I was never sure I’d make this leap, but it happened. To celebrate 10 years of motorcycling fun, I treated myself to a new (used) bike – the incredible Aprilia RSV4 Factory.
A literbike (1000cc sportbike) was something I really didn’t consider until recently, and certainly not something I was ever aiming for as a beginner. I liked sportbikes and wanted to have one someday, but was more enamored with middleweight models. Besides, I saw literbikes as squid-bait and wanted to avoid being “that guy with the fast bike he can’t ride.”
I started out on a Suzuki SV650 which I rode for 9 months, a bike that came with mixed recommendations for a first ride. It was certainly a more civilized bike around town than any full-blown sportbike, had plenty of power and a comfy upright riding position. What I didn’t like about it as a first bike was that it was too powerful at times, especially because the grunty v-twin engine had a lot of torque that made it hard to be smooth when taking off from a stop. That made me nervous at busy intersections; I stalled the bike many times and even dropped it as a result. I had originally wanted a Ninja 500, but they were difficult to find and I bought the SV650 when I found one for sale less than a mile away. There were definitely times I regretted not waiting for the smaller Ninja.

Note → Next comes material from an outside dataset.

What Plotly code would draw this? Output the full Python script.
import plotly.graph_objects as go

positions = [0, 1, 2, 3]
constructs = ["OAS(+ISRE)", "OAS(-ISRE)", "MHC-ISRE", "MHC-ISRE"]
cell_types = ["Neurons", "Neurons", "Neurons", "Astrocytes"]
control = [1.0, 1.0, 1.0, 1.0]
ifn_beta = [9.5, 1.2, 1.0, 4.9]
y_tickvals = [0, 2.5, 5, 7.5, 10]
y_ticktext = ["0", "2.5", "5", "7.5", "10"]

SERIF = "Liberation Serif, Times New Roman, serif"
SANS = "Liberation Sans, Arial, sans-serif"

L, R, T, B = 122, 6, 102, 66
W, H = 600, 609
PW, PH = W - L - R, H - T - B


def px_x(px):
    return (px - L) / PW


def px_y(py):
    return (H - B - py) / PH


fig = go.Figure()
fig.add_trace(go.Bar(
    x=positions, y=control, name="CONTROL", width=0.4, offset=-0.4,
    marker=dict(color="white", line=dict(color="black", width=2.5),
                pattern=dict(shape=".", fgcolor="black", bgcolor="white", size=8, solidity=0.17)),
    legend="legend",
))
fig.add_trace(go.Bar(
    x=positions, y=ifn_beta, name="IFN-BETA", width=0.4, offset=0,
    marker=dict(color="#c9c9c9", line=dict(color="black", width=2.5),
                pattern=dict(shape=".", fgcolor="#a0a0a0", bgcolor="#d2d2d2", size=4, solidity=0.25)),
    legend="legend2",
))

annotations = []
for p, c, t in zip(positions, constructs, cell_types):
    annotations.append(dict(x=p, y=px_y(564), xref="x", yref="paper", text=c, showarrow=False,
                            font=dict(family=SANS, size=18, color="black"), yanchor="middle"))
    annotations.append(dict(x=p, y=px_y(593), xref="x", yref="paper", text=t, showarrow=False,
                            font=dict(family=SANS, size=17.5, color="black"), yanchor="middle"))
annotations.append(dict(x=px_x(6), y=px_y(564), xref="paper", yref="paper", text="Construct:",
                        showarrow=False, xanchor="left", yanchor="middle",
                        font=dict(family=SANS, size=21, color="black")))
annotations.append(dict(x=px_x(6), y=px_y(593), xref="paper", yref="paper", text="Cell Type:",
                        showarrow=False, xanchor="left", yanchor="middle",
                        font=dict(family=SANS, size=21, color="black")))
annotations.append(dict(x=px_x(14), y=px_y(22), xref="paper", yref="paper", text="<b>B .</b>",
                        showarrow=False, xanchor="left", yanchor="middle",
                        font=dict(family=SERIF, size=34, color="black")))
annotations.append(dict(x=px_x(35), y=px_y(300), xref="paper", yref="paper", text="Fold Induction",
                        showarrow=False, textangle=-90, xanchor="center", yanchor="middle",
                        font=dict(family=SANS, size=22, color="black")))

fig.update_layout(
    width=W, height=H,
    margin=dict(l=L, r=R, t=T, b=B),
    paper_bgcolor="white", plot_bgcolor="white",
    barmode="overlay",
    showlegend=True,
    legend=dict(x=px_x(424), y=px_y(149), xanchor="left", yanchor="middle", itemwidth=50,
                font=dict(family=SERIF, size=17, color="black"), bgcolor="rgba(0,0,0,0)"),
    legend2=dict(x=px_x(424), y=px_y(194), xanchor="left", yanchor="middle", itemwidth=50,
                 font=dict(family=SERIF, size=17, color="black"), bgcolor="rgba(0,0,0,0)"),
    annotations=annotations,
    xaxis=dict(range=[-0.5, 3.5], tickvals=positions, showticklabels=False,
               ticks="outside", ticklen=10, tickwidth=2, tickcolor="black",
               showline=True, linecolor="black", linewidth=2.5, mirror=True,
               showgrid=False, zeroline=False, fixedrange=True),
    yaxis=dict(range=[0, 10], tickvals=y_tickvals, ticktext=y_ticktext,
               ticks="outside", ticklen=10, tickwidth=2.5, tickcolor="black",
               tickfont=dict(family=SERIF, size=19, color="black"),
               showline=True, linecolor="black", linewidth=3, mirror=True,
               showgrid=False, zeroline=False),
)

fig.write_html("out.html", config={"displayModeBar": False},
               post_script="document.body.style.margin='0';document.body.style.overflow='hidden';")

Eventually I managed to become more comfortable with the SV, riding it seemingly every Saturday and Sunday that it didn’t rain. At the nine month mark I started to get that second bike itch and found myself wanting something more performance oriented, especially with regard to suspension. I read every sportbike review and comparison imaginable, finally settling on a brand new 2005 Yamaha R6.
The transition from a standard to a supersport was a mixed experience. The lean-forward riding position was definitely less comfortable than the SV650’s. The limited steering lock (can’t turn the bars very far) and more top-heavy nature made it unwieldy in parking lots or slow-speed situations. It was all of three weeks old when I dropped it in a parking lot for those reasons, scratching up all that pretty black paint and embarrassing myself in front of 30 other bikers.

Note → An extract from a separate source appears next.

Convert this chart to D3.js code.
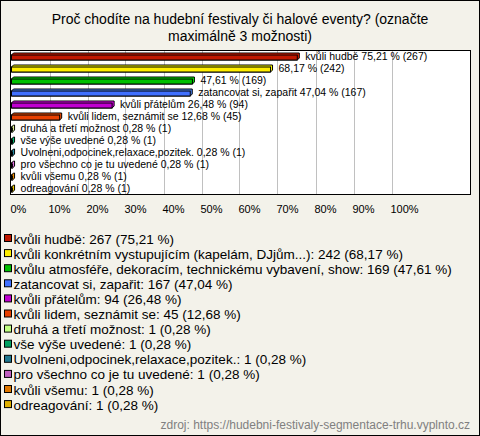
<!DOCTYPE html>
<html>
<head>
<meta charset="utf-8">
<script src="https://cdn.jsdelivr.net/npm/d3@7"></script>
<style>
  body { margin: 0; background: #f3f2ea; }
  svg { display: block; font-family: "Liberation Sans", Arial, sans-serif; }
</style>
</head>
<body>
<svg width="480" height="436"></svg>
<script>
// legend names, bar labels, counts, percentages, colours
var categories = ["kvůli hudbě",
                  "kvůli konkrétním vystupujícím (kapelám, DJjům...)",
                  "kvůlu atmosféře, dekoracím, technickému vybavení, show",
                  "zatancovat si, zapařit",
                  "kvůli přátelům",
                  "kvůli lidem, seznámit se",
                  "druhá a třetí možnost",
                  "vše výše uvedené",
                  "Uvolneni,odpocinek,relaxace,pozitek.",
                  "pro všechno co je tu uvedené",
                  "kvůli všemu",
                  "odreagování"];
var barNames = ["kvůli hudbě", "", "", "zatancovat si, zapařit", "kvůli přátelům",
                "kvůli lidem,  seznámit se", "druhá a třetí možnost", "vše výše uvedené",
                "Uvolneni,odpocinek,relaxace,pozitek.", "pro všechno co je tu uvedené",
                "kvůli všemu", "odreagování"];
var counts = [267, 242, 169, 167, 94, 45, 1, 1, 1, 1, 1, 1];
var percents = [75.21, 68.17, 47.61, 47.04, 26.48, 12.68, 0.28, 0.28, 0.28, 0.28, 0.28, 0.28];
var colors = ["#c01800", "#ffee00", "#00c000", "#4070ff", "#c000d0", "#e84000",
              "#c0ff80", "#00a060", "#207890", "#c060c0", "#e07800", "#e0b000"];
var ticks = [0, 10, 20, 30, 40, 50, 60, 70, 80, 90, 100];

var fmt = function(v) { return d3.format(".2f")(v).replace(".", ","); };

var svg = d3.select("svg");

// outer frame
svg.append("rect")
    .attr("x", 0.5).attr("y", 0.5)
    .attr("width", 479).attr("height", 435)
    .attr("fill", "#f3f2ea")
    .attr("stroke", "#000");

// title
var title = svg.append("text")
    .attr("text-anchor", "middle")
    .attr("font-size", "14px")
    .attr("fill", "#000");
title.append("tspan").attr("x", 240).attr("y", 24)
    .text("Proč chodíte na hudební festivaly či halové eventy? (označte");
title.append("tspan").attr("x", 240).attr("y", 41)
    .text("maximálně 3 možnosti)");

var plot = {left: 10.5, top: 50.5, right: 470.5, bottom: 194.5};

var x = d3.scaleLinear()
    .domain([0, 100])
    .range([11.5, 391.5]);

var y = d3.scaleBand()
    .domain(d3.range(categories.length))
    .range([plot.top, plot.bottom]);

svg.append("rect")
    .attr("x", plot.left).attr("y", plot.top)
    .attr("width", plot.right - plot.left)
    .attr("height", plot.bottom - plot.top)
    .attr("fill", "#fff");

// gridlines
svg.append("g")
  .selectAll("line")
  .data(ticks.slice(1))
  .enter().append("line")
    .attr("x1", function(d) { return Math.round(x(d)) + 0.5; })
    .attr("x2", function(d) { return Math.round(x(d)) + 0.5; })
    .attr("y1", plot.top)
    .attr("y2", plot.bottom)
    .attr("stroke", "#c0c0c0");

svg.append("rect")
    .attr("x", plot.left).attr("y", plot.top)
    .attr("width", plot.right - plot.left)
    .attr("height", plot.bottom - plot.top)
    .attr("fill", "none")
    .attr("stroke", "#000");

// 3d-ish bars
var depth = 2, bh = 5;
var bars = svg.append("g").selectAll("g")
    .data(percents)
    .enter().append("g")
    .attr("transform", function(d, i) {
      return "translate(0," + Math.round(y(i) + y.bandwidth() / 2 - bh / 2 + 1) + ")";
    });

bars.append("path")
    .attr("d", function(d) {
      var x0 = x(0), x1 = x(d);
      return "M" + x0 + ",0L" + (x0 + depth) + "," + (-depth) + "L" + (x1 + depth) + "," + (-depth)
           + "L" + (x1 + depth) + "," + (bh - depth) + "L" + x1 + "," + bh + "L" + x0 + "," + bh + "Z";
    })
    .attr("fill", function(d, i) { return d3.color(colors[i]).brighter(0.6); })
    .attr("stroke", "#000")
    .attr("stroke-width", 1);

bars.append("rect")
    .attr("x", x(0))
    .attr("y", 0)
    .attr("width", function(d) { return x(d) - x(0); })
    .attr("height", bh)
    .attr("fill", function(d, i) { return colors[i]; })
    .attr("stroke", "#000")
    .attr("stroke-width", 1);

bars.append("text")
    .attr("x", function(d) { return x(d) + depth + 6; })
    .attr("y", bh - 0.5)
    .attr("font-size", "10.5px")
    .attr("fill", "#000")
    .text(function(d, i) {
      var s = fmt(d) + " % (" + counts[i] + ")";
      return barNames[i] ? barNames[i] + " " + s : s;
    });

// axis labels
svg.append("g")
  .selectAll("text")
  .data(ticks)
  .enter().append("text")
    .attr("x", function(d) { return x(d) - 1; })
    .attr("y", 213)
    .attr("font-size", "11px")
    .attr("fill", "#000")
    .text(function(d) { return d + "%"; });

// legend
var legend = svg.append("g").selectAll("g")
    .data(categories)
    .enter().append("g")
    .attr("transform", function(d, i) { return "translate(0," + (232 + i * 15.1) + ")"; });

legend.append("rect")
    .attr("x", 4.5).attr("y", 2.5)
    .attr("width", 7).attr("height", 7)
    .attr("fill", function(d, i) { return colors[i]; })
    .attr("stroke", "#000");

legend.append("text")
    .attr("x", 13.5)
    .attr("y", 11.5)
    .attr("font-size", "13.5px")
    .attr("fill", "#000")
    .text(function(d, i) { return d + ": " + counts[i] + " (" + fmt(percents[i]) + " %)"; });

svg.append("text")
    .attr("x", 470)
    .attr("y", 429)
    .attr("text-anchor", "end")
    .attr("font-size", "12px")
    .attr("fill", "#808080")
    .text("zdroj: https://hudebni-festivaly-segmentace-trhu.vyplnto.cz");
</script>
</body>
</html>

On the flip side, the R6’s handling was so much sharper. The engine was smoother. The brakes were better. There wasn’t anything it couldn’t do better than the SV from a performance perspective. I rode it for the next nine years on seemingly every back road in southern California and at many trackdays. I went to track school several times, read everything in site about track riding, learned a lot about suspension and studied photographs of myself to improve my form. The R6 helped me learn what a sportbike is all about.

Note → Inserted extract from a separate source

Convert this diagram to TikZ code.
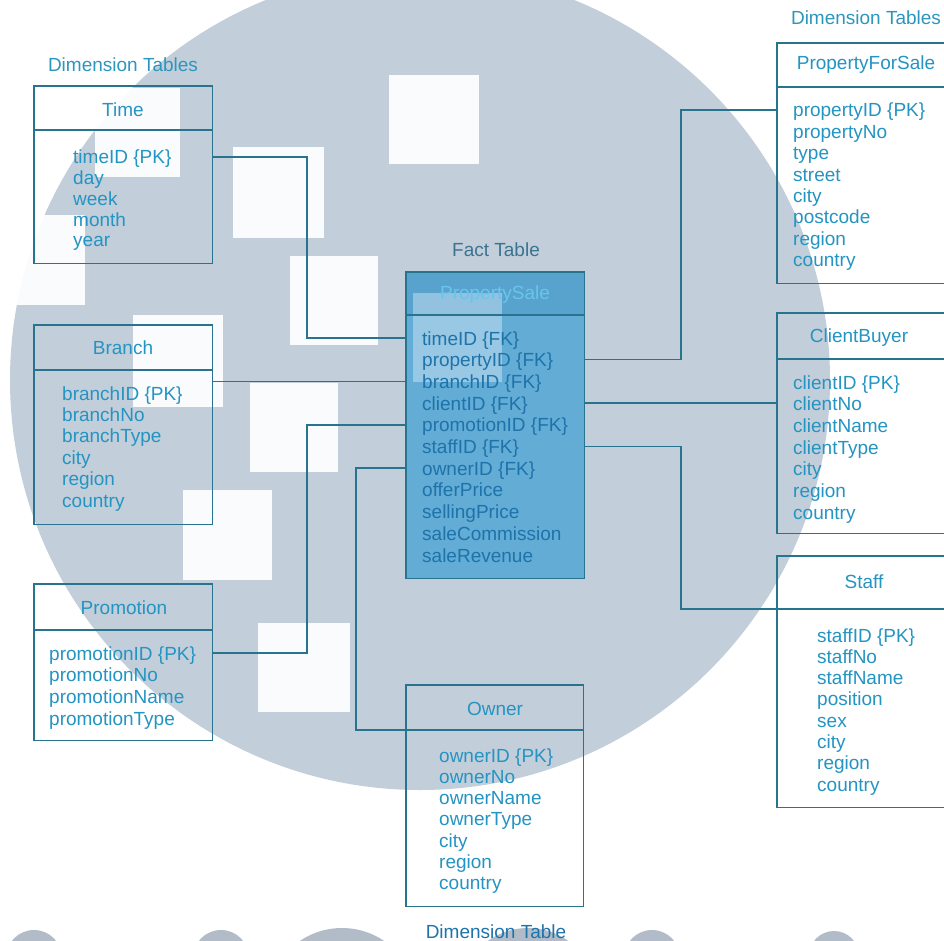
\documentclass[tikz,border=0pt]{standalone}
\usepackage{fontspec}
\setmainfont{Liberation Sans}
\definecolor{disc}{RGB}{194,206,218}
\definecolor{blob}{RGB}{178,188,200}
\definecolor{rule}{RGB}{40,115,142}
\definecolor{ink}{RGB}{36,148,194}
\definecolor{inkdark}{RGB}{30,115,170}
\definecolor{labelink}{RGB}{45,150,190}
\definecolor{factink}{RGB}{60,115,145}
\definecolor{factfill}{RGB}{98,172,214}
\definecolor{facthead}{RGB}{88,162,206}
\definecolor{facttitle}{RGB}{105,198,235}
\newcommand\tabfont{\fontsize{19}{22}\selectfont}
% one field node per row: name, x, first row y, row step, rows, extra style
\newcommand\fieldrows[6]{%
  \foreach \f [count=\i from 0] in {#5}
    {\node[fld,#6] (#1-f\i) at (#2, #3+#4*\i) {\f};}}
\begin{document}
\begin{tikzpicture}[x=1pt,y=-1pt,
  tbox/.style={rectangle, inner sep=0pt, anchor=north west},
  rulepen/.style={draw=rule, line width=1.5pt},
  conn/.style={draw=rule, line width=1.5pt},
  ttitle/.style={text=ink, font=\tabfont, inner sep=0pt},
  fld/.style={text=ink, font=\tabfont, inner sep=0pt, anchor=west,
              text height=14pt, text depth=0pt},
  grouplabel/.style={text=labelink, font=\tabfont, inner sep=0pt},
  paper/.style={white, opacity=0.92}]
\useasboundingbox (0,0) rectangle (944,941);
\clip (0,0) rectangle (944,941);

% backdrop: large disc, pale squares and the row of blobs at the foot
\fill[white] (0,0) rectangle (944,941);
\fill[disc] (420,380) circle[radius=410pt];
\foreach \a/\b/\c/\d in {389/75/479/164, 233/147/324/238, 290/256/378/345,
    95/88/180/177, -5/215/85/305, 133/315/223/407, 250/383/338/472,
    183/490/272/580, 258/623/350/712}
  \fill[paper] (\a,\b) rectangle (\c,\d);
\foreach \cx/\cy/\r in {34/958/28, 221/958/28, 342/1003/75, 528/997/69,
    652/958/28, 834/956/25}
  \fill[blob] (\cx,\cy) circle[radius=\r pt];

% table frames
\node[tbox, minimum width=178pt, minimum height=177pt] (time)   at (34,86)  {};
\node[tbox, minimum width=178pt, minimum height=199pt] (branch) at (34,325) {};
\node[tbox, minimum width=178pt, minimum height=156pt] (promo)  at (34,584) {};
\node[tbox, minimum width=177pt, minimum height=221pt] (owner)  at (406,685) {};
\node[tbox, minimum width=178pt, minimum height=306pt, fill=factfill] (fact) at (406,272) {};
\node[tbox, minimum width=178pt, minimum height=240pt] (pfs)    at (777,43) {};
\node[tbox, minimum width=178pt, minimum height=220pt] (client) at (777,313) {};
\node[tbox, minimum width=178pt, minimum height=251pt] (staff)  at (777,556) {};

\coordinate (time-div)   at (34,130);
\coordinate (branch-div) at (34,370);
\coordinate (promo-div)  at (34,630);
\coordinate (owner-div)  at (406,730);
\coordinate (fact-div)   at (406,315);
\coordinate (pfs-div)    at (777,87);
\coordinate (client-div) at (777,359);
\coordinate (staff-div)  at (777,609);

% fact table shading
\fill[facthead] (fact.north west) rectangle (fact-div -| fact.east);
\fill[white, opacity=0.35] (413,293) rectangle (502,382);

% outlines and header rules
\foreach \t in {time, branch, promo, owner, fact, pfs, client, staff} {
  \draw[rulepen] (\t.north west) rectangle (\t.south east);
  \draw[rulepen] (\t-div) -- (\t-div -| \t.east);
}

% headings
\node[grouplabel] (lblleft)  at (123,65)  {Dimension Tables};
\node[grouplabel] (lblright) at (866,18)  {Dimension Tables};
\node[grouplabel, text=factink] (lblfact) at (496,250) {Fact Table};
\node[grouplabel, text=inkdark] (lblowner) at (496,932) {Dimension Table};

% table titles
\node[ttitle] (time-t)   at (123,110) {Time};
\node[ttitle] (branch-t) at (123,348) {Branch};
\node[ttitle] (promo-t)  at (124,608) {Promotion};
\node[ttitle] (owner-t)  at (495,709) {Owner};
\node[ttitle, text=facttitle] (fact-t) at (495,295) {PropertySale};
\node[ttitle] (pfs-t)    at (866,65)  {PropertyForSale};
\node[ttitle] (client-t) at (859,338) {ClientBuyer};
\node[ttitle] (staff-t)  at (864,582) {Staff};

% attribute rows
\fieldrows{time}{73}{157}{20.7}{timeID \{PK\}, day, week, month, year}{}
\fieldrows{branch}{62}{393}{21.4}{branchID \{PK\}, branchNo, branchType, city, region, country}{}
\fieldrows{promo}{49}{653}{21.7}{promotionID \{PK\}, promotionNo, promotionName, promotionType}{}
\fieldrows{owner}{439}{755}{21.3}{ownerID \{PK\}, ownerNo, ownerName, ownerType, city, region, country}{}
\fieldrows{fact}{422}{338}{21.7}{timeID \{FK\}, propertyID \{FK\}, branchID \{FK\}, clientID \{FK\},
  promotionID \{FK\}, staffID \{FK\}, ownerID \{FK\}, offerPrice, sellingPrice,
  saleCommission, saleRevenue}{text=inkdark}
\fieldrows{pfs}{793}{110}{21.4}{propertyID \{PK\}, propertyNo, type, street, city, postcode, region, country}{}
\fieldrows{client}{793}{382}{21.7}{clientID \{PK\}, clientNo, clientName, clientType, city, region, country}{}
\fieldrows{staff}{817}{635}{21.3}{staffID \{PK\}, staffNo, staffName, position, sex, city, region, country}{}

% links between the fact table and the dimension tables
\coordinate (bendL) at (307,0);
\coordinate (bendO) at (356,0);
\coordinate (bendR) at (681,0);
\draw[conn] (time.east |- time-f0) -- (bendL |- time-f0) -- (bendL |- fact-f0) -- (fact.west |- fact-f0);
\draw[conn] (branch.east |- fact-f2) -- (fact.west |- fact-f2);
\draw[conn] (promo.east |- promo-f0) -- (bendL |- promo-f0) -- (bendL |- fact-f4) -- (fact.west |- fact-f4);
\draw[conn] (fact.west |- fact-f6) -- (bendO |- fact-f6) -- (bendO |- owner-div) -- (owner-div);
\draw[conn] (fact.east |- fact-f1) -- (bendR |- fact-f1) -- (bendR |- pfs-f0) -- (pfs.west |- pfs-f0);
\draw[conn] (fact.east |- fact-f3) -- (client.west |- fact-f3);
\draw[conn] (fact.east |- fact-f5) -- (bendR |- fact-f5) -- (bendR |- staff-div) -- (staff-div);
\end{tikzpicture}
\end{document}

Thinking back, it’s somewhat surprising that I kept myself from buying a new bike sooner. Then again, the R6 was so good to me that it was hard to imagine a newer middleweight sportbike being a satisfying purchase for me. If there was ever going to be a weakness for me in terms of buying a new bike, it had to be something different.
I was always tempted by naked sportbikes like the KTM Super Duke and MV Agusta Brutale, but struggled with the thought of owning a bike that isn’t built for the track (I LOVE trackdays). Then I rode the BMW S1000RR at Keith Code’s superbike school and was shocked by how agile and light it was for a literbike. Aprilia released the RSV4 in 2010, and slowly over the next few years it became the literbike I actually wanted. The R6 was aging, and it was probably just a matter of time before desire defeated reason.
Through dumb luck I found a lovingly used 2010 model in excellent condition with low miles on an unplanned visit to the local Italian moto shop (not a good place to hang out if you don’t like spending money). I picked it up the next day and rode it over 100 miles, taking it up the famed Angeles Crest Highway for a burn-in run. Toward the end of the day, I realized the transition from my R6 to the RSV4 had a familiarity to it. I had been through this before when I went from the SV650 to the R6 — the Aprilia is that much different than the R6:
- The riding position is noticeably less comfortable, even though my 2005 R6 was a top performance bike when it was released. My feet sit higher and I’m more forward-leaning which puts more pressure on the hands/arms/torso.
- The seat is higher which makes it a little more difficult to handle in parking lots. I can only get the balls of my feet down, while I could nearly flat-foot the ground on the R6.
- Everything feels stiffer.
- It’s a little scary to go wide open throttle in first gear since I’ve been on a 600 for so long. The R6 is no slouch on speed, but this thing is fast. 180 horsepower fast.
Coming from my R6, the RSV4 Factory is the next level and then some. I’m going to work to ensure my skills evolve to match the bike, and I’m certainly going to enjoy riding it on the roads and at the track. Getting to that next level is what it’s all about, especially when you’re just starting out. That’s kind of what this bike has done for me; in some ways it feels like I’m a beginner again.